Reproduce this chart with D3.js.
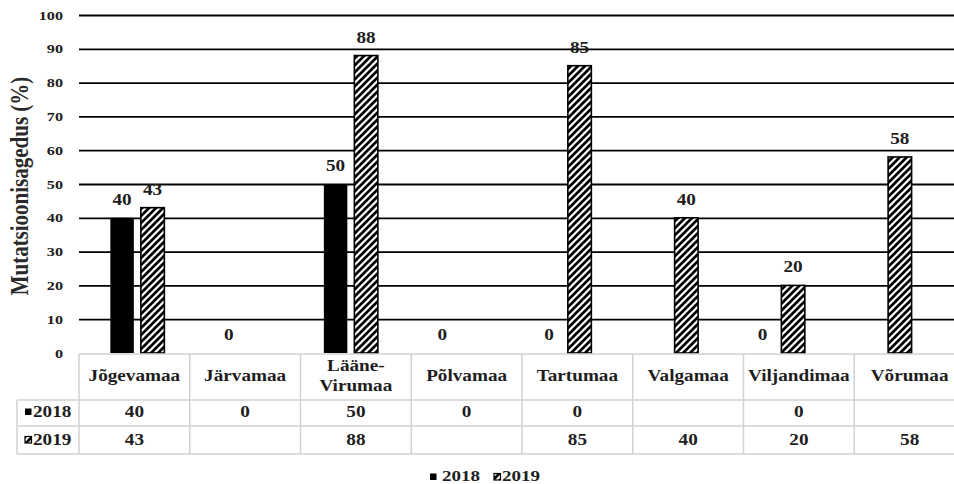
<!DOCTYPE html>
<html>
<head>
<meta charset="utf-8">
<script src="https://cdn.jsdelivr.net/npm/d3@7"></script>
<style>
  html, body { margin: 0; padding: 0; background: #fff; }
  svg { display: block; }
</style>
</head>
<body>
<svg id="chart" width="954" height="484"></svg>
<script>
// ---- data ----
const categories = ["Jõgevamaa", "Järvamaa", "Lääne-Virumaa", "Põlvamaa", "Tartumaa", "Valgamaa", "Viljandimaa", "Võrumaa"];
const seriesNames = ["2018", "2019"];
const values2018 = [40, 0, 50, 0, 0, null, 0, null];
const values2019 = [43, null, 88, null, 85, 40, 20, 58];
const yTicks = [0, 10, 20, 30, 40, 50, 60, 70, 80, 90, 100];
const yTitle = "Mutatsioonisagedus (%)";

// ---- layout ----
const FONT = "Liberation Serif";
const INK = "#1e1e1e";
const W = 954, H = 484;
const svg = d3.select("#chart");
const defs = svg.append("defs");
const pat = defs.append("pattern").attr("id", "hatch")
  .attr("patternUnits", "userSpaceOnUse").attr("width", 7).attr("height", 7);
pat.append("rect").attr("width", 7).attr("height", 7).attr("fill", "#fff");
pat.append("path").attr("d", "M-1,1 l2,-2 M0,7 l7,-7 M6,8 l2,-2")
  .attr("stroke", "#000").attr("stroke-width", 2.7);

function stext(g, x, y, str, size, sx, anchor) {
  return g.append("text")
    .attr("transform", `translate(${x},${y}) scale(${sx},1)`)
    .attr("text-anchor", anchor || "middle")
    .attr("font-size", size)
    .attr("font-family", FONT)
    .attr("font-weight", "bold")
    .attr("fill", INK)
    .text(str);
}

const plotLeft = 79, plotRight = W;
const y = d3.scaleLinear().domain([0, 100]).range([353, 15]);

// gridlines + tick labels via axis
const axis = d3.axisLeft(y).tickValues(yTicks).tickSize(-(plotRight - plotLeft)).tickPadding(0);
const ag = svg.append("g").attr("transform", `translate(${plotLeft},0)`).call(axis);
ag.attr("font-family", FONT);
ag.select(".domain").remove();
ag.selectAll(".tick line").attr("stroke", "#000").attr("stroke-width", 1.8)
  .attr("display", d => d === 0 ? "none" : null);
ag.selectAll(".tick text")
  .attr("x", null).attr("dy", "0.34em")
  .attr("transform", "translate(-16,0) scale(1.35,1)")
  .attr("text-anchor", "end")
  .attr("font-size", 12)
  .attr("fill", INK)
  .attr("font-family", FONT)
  .attr("font-weight", "bold");

// y title
svg.append("text")
  .attr("transform", `translate(28,186) scale(1.2,1) rotate(-90)`)
  .attr("text-anchor", "middle")
  .attr("font-size", 21)
  .attr("font-family", FONT)
  .attr("font-weight", "bold")
  .attr("fill", "#2a2a2a")
  .text(yTitle);

// bars
const xb = d3.scaleBand().domain(categories).range([84, 938]);
const xs = d3.scaleBand().domain(seriesNames).range([26.35, 80.35]).paddingInner(0.23);
const rows = categories.map((c, i) => ({ c, v: { "2018": values2018[i], "2019": values2019[i] } }));

const bars = svg.append("g");
rows.forEach(r => {
  seriesNames.forEach(s => {
    const v = r.v[s];
    if (v === null || v === undefined) return;
    const x0 = xb(r.c) + xs(s);
    const w = xs.bandwidth();
    if (v > 0) {
      bars.append("rect")
        .attr("x", x0).attr("y", y(v))
        .attr("width", w).attr("height", y(0) - y(v))
        .attr("fill", s === "2018" ? "#000" : "url(#hatch)")
        .attr("stroke", "#000").attr("stroke-width", s === "2018" ? 0 : 1.6);
    }
    stext(bars, x0 + w / 2, y(v) - 13, String(v), 16, 1.2);
  });
});

// data table
const xt = d3.scaleBand().domain(categories).range([79, 965]);
const tTop = 354, tHead = 400, tR1 = 426, tBot = 454, tLeft = 17;
const tg = svg.append("g");
const grid = "#d2d2d2";
function hl(x1, x2, yy) { tg.append("line").attr("x1", x1).attr("x2", x2).attr("y1", yy).attr("y2", yy).attr("stroke", grid).attr("stroke-width", 1.5); }
function vl(xx, y1, y2) { tg.append("line").attr("x1", xx).attr("x2", xx).attr("y1", y1).attr("y2", y2).attr("stroke", grid).attr("stroke-width", 1.5); }
hl(79, W, tTop);
hl(tLeft, W, tHead);
hl(tLeft, W, tR1);
hl(tLeft, W, tBot);
vl(tLeft, tHead, tBot);
categories.forEach(c => vl(xt(c), tTop, tBot));

categories.forEach((c, i) => {
  const cx = xt(c) + xt.bandwidth() / 2;
  if (c.includes("-")) {
    const k = c.indexOf("-") + 1;
    stext(tg, cx, 371, c.slice(0, k), 16, 1.2);
    stext(tg, cx, 391, c.slice(k), 16, 1.2);
  } else {
    stext(tg, cx, 381, c, 16, 1.2);
  }
  if (values2018[i] !== null) stext(tg, cx, 417, String(values2018[i]), 16, 1.2);
  if (values2019[i] !== null) stext(tg, cx, 445, String(values2019[i]), 16, 1.2);
});

// row labels with keys
tg.append("rect").attr("x", 25).attr("y", 408.5).attr("width", 6.5).attr("height", 6.5).attr("fill", "#000");
stext(tg, 33, 417, seriesNames[0], 16, 1.2, "start");
tg.append("rect").attr("x", 25).attr("y", 436.5).attr("width", 6.5).attr("height", 6.5).attr("fill", "url(#hatch)").attr("stroke", "#000").attr("stroke-width", 1.2);
stext(tg, 33, 445, seriesNames[1], 16, 1.2, "start");

// legend
const lg = svg.append("g");
lg.append("rect").attr("x", 430).attr("y", 473.5).attr("width", 6.5).attr("height", 6.5).attr("fill", "#000");
stext(lg, 442, 481, seriesNames[0], 15, 1.27, "start");
lg.append("rect").attr("x", 494).attr("y", 473.5).attr("width", 6.5).attr("height", 6.5).attr("fill", "url(#hatch)").attr("stroke", "#000").attr("stroke-width", 1.2);
stext(lg, 502, 481, seriesNames[1], 15, 1.27, "start");
</script>
</body>
</html>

GOAL: Omit the pictures and reproduce the listing exactly.

OUTPUT OF THE EXERCISE:
Reproduce this chart with D3.js.
<!DOCTYPE html>
<html>
<head>
<meta charset="utf-8">
<script src="https://cdn.jsdelivr.net/npm/d3@7"></script>
<style>
  html, body { margin: 0; padding: 0; background: #fff; }
  svg { display: block; }
</style>
</head>
<body>
<svg id="chart" width="954" height="484"></svg>
<script>
// ---- data ----
const categories = ["Jõgevamaa", "Järvamaa", "Lääne-Virumaa", "Põlvamaa", "Tartumaa", "Valgamaa", "Viljandimaa", "Võrumaa"];
const seriesNames = ["2018", "2019"];
const values2018 = [40, 0, 50, 0, 0, null, 0, null];
const values2019 = [43, null, 88, null, 85, 40, 20, 58];
const yTicks = [0, 10, 20, 30, 40, 50, 60, 70, 80, 90, 100];
const yTitle = "Mutatsioonisagedus (%)";

// ---- layout ----
const FONT = "Liberation Serif";
const INK = "#1e1e1e";
const W = 954, H = 484;
const svg = d3.select("#chart");
const defs = svg.append("defs");
const pat = defs.append("pattern").attr("id", "hatch")
  .attr("patternUnits", "userSpaceOnUse").attr("width", 7).attr("height", 7);
pat.append("rect").attr("width", 7).attr("height", 7).attr("fill", "#fff");
pat.append("path").attr("d", "M-1,1 l2,-2 M0,7 l7,-7 M6,8 l2,-2")
  .attr("stroke", "#000").attr("stroke-width", 2.7);

function stext(g, x, y, str, size, sx, anchor) {
  return g.append("text")
    .attr("transform", `translate(${x},${y}) scale(${sx},1)`)
    .attr("text-anchor", anchor || "middle")
    .attr("font-size", size)
    .attr("font-family", FONT)
    .attr("font-weight", "bold")
    .attr("fill", INK)
    .text(str);
}

const plotLeft = 79, plotRight = W;
const y = d3.scaleLinear().domain([0, 100]).range([353, 15]);

// gridlines + tick labels via axis
const axis = d3.axisLeft(y).tickValues(yTicks).tickSize(-(plotRight - plotLeft)).tickPadding(0);
const ag = svg.append("g").attr("transform", `translate(${plotLeft},0)`).call(axis);
ag.attr("font-family", FONT);
ag.select(".domain").remove();
ag.selectAll(".tick line").attr("stroke", "#000").attr("stroke-width", 1.8)
  .attr("display", d => d === 0 ? "none" : null);
ag.selectAll(".tick text")
  .attr("x", null).attr("dy", "0.34em")
  .attr("transform", "translate(-16,0) scale(1.35,1)")
  .attr("text-anchor", "end")
  .attr("font-size", 12)
  .attr("fill", INK)
  .attr("font-family", FONT)
  .attr("font-weight", "bold");

// y title
svg.append("text")
  .attr("transform", `translate(28,186) scale(1.2,1) rotate(-90)`)
  .attr("text-anchor", "middle")
  .attr("font-size", 21)
  .attr("font-family", FONT)
  .attr("font-weight", "bold")
  .attr("fill", "#2a2a2a")
  .text(yTitle);

// bars
const xb = d3.scaleBand().domain(categories).range([84, 938]);
const xs = d3.scaleBand().domain(seriesNames).range([26.35, 80.35]).paddingInner(0.23);
const rows = categories.map((c, i) => ({ c, v: { "2018": values2018[i], "2019": values2019[i] } }));

const bars = svg.append("g");
rows.forEach(r => {
  seriesNames.forEach(s => {
    const v = r.v[s];
    if (v === null || v === undefined) return;
    const x0 = xb(r.c) + xs(s);
    const w = xs.bandwidth();
    if (v > 0) {
      bars.append("rect")
        .attr("x", x0).attr("y", y(v))
        .attr("width", w).attr("height", y(0) - y(v))
        .attr("fill", s === "2018" ? "#000" : "url(#hatch)")
        .attr("stroke", "#000").attr("stroke-width", s === "2018" ? 0 : 1.6);
    }
    stext(bars, x0 + w / 2, y(v) - 13, String(v), 16, 1.2);
  });
});

// data table
const xt = d3.scaleBand().domain(categories).range([79, 965]);
const tTop = 354, tHead = 400, tR1 = 426, tBot = 454, tLeft = 17;
const tg = svg.append("g");
const grid = "#d2d2d2";
function hl(x1, x2, yy) { tg.append("line").attr("x1", x1).attr("x2", x2).attr("y1", yy).attr("y2", yy).attr("stroke", grid).attr("stroke-width", 1.5); }
function vl(xx, y1, y2) { tg.append("line").attr("x1", xx).attr("x2", xx).attr("y1", y1).attr("y2", y2).attr("stroke", grid).attr("stroke-width", 1.5); }
hl(79, W, tTop);
hl(tLeft, W, tHead);
hl(tLeft, W, tR1);
hl(tLeft, W, tBot);
vl(tLeft, tHead, tBot);
categories.forEach(c => vl(xt(c), tTop, tBot));

categories.forEach((c, i) => {
  const cx = xt(c) + xt.bandwidth() / 2;
  if (c.includes("-")) {
    const k = c.indexOf("-") + 1;
    stext(tg, cx, 371, c.slice(0, k), 16, 1.2);
    stext(tg, cx, 391, c.slice(k), 16, 1.2);
  } else {
    stext(tg, cx, 381, c, 16, 1.2);
  }
  if (values2018[i] !== null) stext(tg, cx, 417, String(values2018[i]), 16, 1.2);
  if (values2019[i] !== null) stext(tg, cx, 445, String(values2019[i]), 16, 1.2);
});

// row labels with keys
tg.append("rect").attr("x", 25).attr("y", 408.5).attr("width", 6.5).attr("height", 6.5).attr("fill", "#000");
stext(tg, 33, 417, seriesNames[0], 16, 1.2, "start");
tg.append("rect").attr("x", 25).attr("y", 436.5).attr("width", 6.5).attr("height", 6.5).attr("fill", "url(#hatch)").attr("stroke", "#000").attr("stroke-width", 1.2);
stext(tg, 33, 445, seriesNames[1], 16, 1.2, "start");

// legend
const lg = svg.append("g");
lg.append("rect").attr("x", 430).attr("y", 473.5).attr("width", 6.5).attr("height", 6.5).attr("fill", "#000");
stext(lg, 442, 481, seriesNames[0], 15, 1.27, "start");
lg.append("rect").attr("x", 494).attr("y", 473.5).attr("width", 6.5).attr("height", 6.5).attr("fill", "url(#hatch)").attr("stroke", "#000").attr("stroke-width", 1.2);
stext(lg, 502, 481, seriesNames[1], 15, 1.27, "start");
</script>
</body>
</html>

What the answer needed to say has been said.